You still have back problems?
A little bit. I don’t know what it’s called, but my spine now has not enough movement. And I did yoga throughout the production, in between takes; I’ve been doing yoga for like 25 years. But my spine doesn’t have enough movement in one direction and the opposite direction has way too much movement. [My chiropractor] doesn’t know how to fix it other than I might wear a brace for a while.
You also use a "mouth stick" to type and dial the phone.
I practiced that stuff on my own at home, when nobody was there. I’d lay down on the ground and put something under my back to curve my back and fasten my own mouth stick to practice with. I just tried to make something like I saw in Breathing Lessons, and then I just practiced typing, turning pages of books, things like that.
How did you and Helen Hunt cultivate such an intimate relationship? She’s naked like the entire movie.

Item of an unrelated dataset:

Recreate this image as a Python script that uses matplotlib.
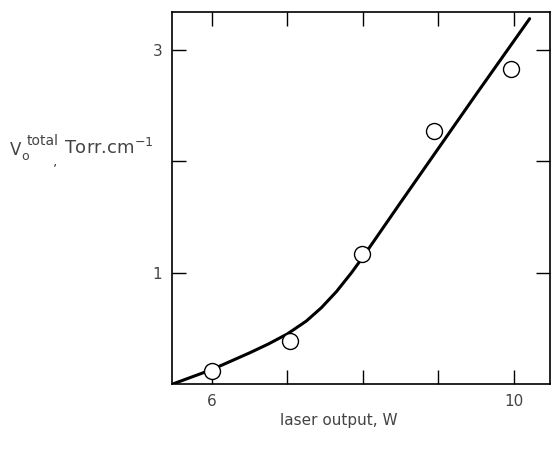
import matplotlib
matplotlib.use('Agg')
import matplotlib.pyplot as plt

# Measured points (laser output, W vs V_o total, Torr/cm)
point_x = [6.0, 7.03, 7.99, 8.94, 9.96]
point_y = [0.12, 0.39, 1.17, 2.27, 2.83]

# Drawn curve
line_x = [5.48, 6.0, 6.5, 6.75, 7.0, 7.25, 7.45, 7.65, 7.85, 8.0, 8.5, 9.0, 9.5, 10.21]
line_y = [0.0, 0.13, 0.28, 0.36, 0.45, 0.565, 0.685, 0.83, 1.0, 1.14, 1.63, 2.115, 2.60, 3.28]

x_ticks = [6, 7, 8, 9, 10]
x_ticklabels = ['6', '', '', '', '10']
y_ticks = [1, 2, 3]
y_ticklabels = ['1', '', '3']

txt = '#444444'

fig = plt.figure(figsize=(5.52, 4.51), dpi=100)
ax = fig.add_axes([172/552, 1 - 384/451, 378/552, 372/451])

ax.plot(line_x, line_y, color='black', linewidth=2.2, solid_capstyle='round', zorder=2)
ax.plot(point_x, point_y, linestyle='none', marker='o', markersize=11.5,
        markerfacecolor='white', markeredgecolor='black', markeredgewidth=1.0, zorder=3)

ax.set_xlim(5.47, 10.48)
ax.set_ylim(0, 3.34)
ax.set_xticks(x_ticks)
ax.set_xticklabels(x_ticklabels)
ax.set_yticks(y_ticks)
ax.set_yticklabels(y_ticklabels)
ax.tick_params(direction='in', length=10, width=1.0, top=True, right=True,
               labelsize=11, labelcolor=txt, pad=7)
for s in ax.spines.values():
    s.set_linewidth(1.2)

# y label, built from pieces like the original lettering
def ftext(px, py, s, size, **kw):
    fig.text(px/552, 1 - py/451, s, fontsize=size, color=txt, va='center', ha='left', **kw)

ftext(10, 150, 'V', 12)
ftext(21, 156, 'o', 9)
ftext(27, 141, 'total', 10)
ftext(53, 161, ',', 10)
ftext(64, 148, r'Torr.cm$^{\mathregular{-1}}$', 13)

fig.text(339/552, 1 - 421/451, 'laser output, W', fontsize=11, color=txt,
         ha='center', va='center')

fig.savefig('out.png', dpi=100)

No, she’s not naked the entire movie! [Laughs.] Good Lord.
She’s full-frontal in a lot in the movie. And she looks amazing.
She does. And it was such a small part of the movie. I feel like it’s handled like American movies don’t handle nudity and sex. It’s handled as a right, I think, and not something that’s dirty or to be ashamed of or laughed at. That’s her job. I know that Helen got it through talking to Cheryl, the real surrogate, that she’s not ashamed of her body. She’s always talked, “Sex positive, sex positive." I feel like she’s a technician. She just figures out how to get past the sexual issues. Helen embodied that, I think, as best she could. Shooting those scenes, Helen and I felt very safe, and not only is there a fair amount of physical nudity, but there is also a lot of exposed soul sort of work, and that’s probably harder on some level for some of us, to find that. You know, the beginning of our relationship was her trying to get my shirt off, so she just focused on that and I concentrated on trying to — it’s hard to lay still for a five-minute take without moving any part of your body except your head while somebody’s trying to take off your shirt. Our challenge was kind of physical in a way. Luckily we shot those scenes in sequence and we progressed to the scenes that are less about physical nakedness, and more about emotional nakedness.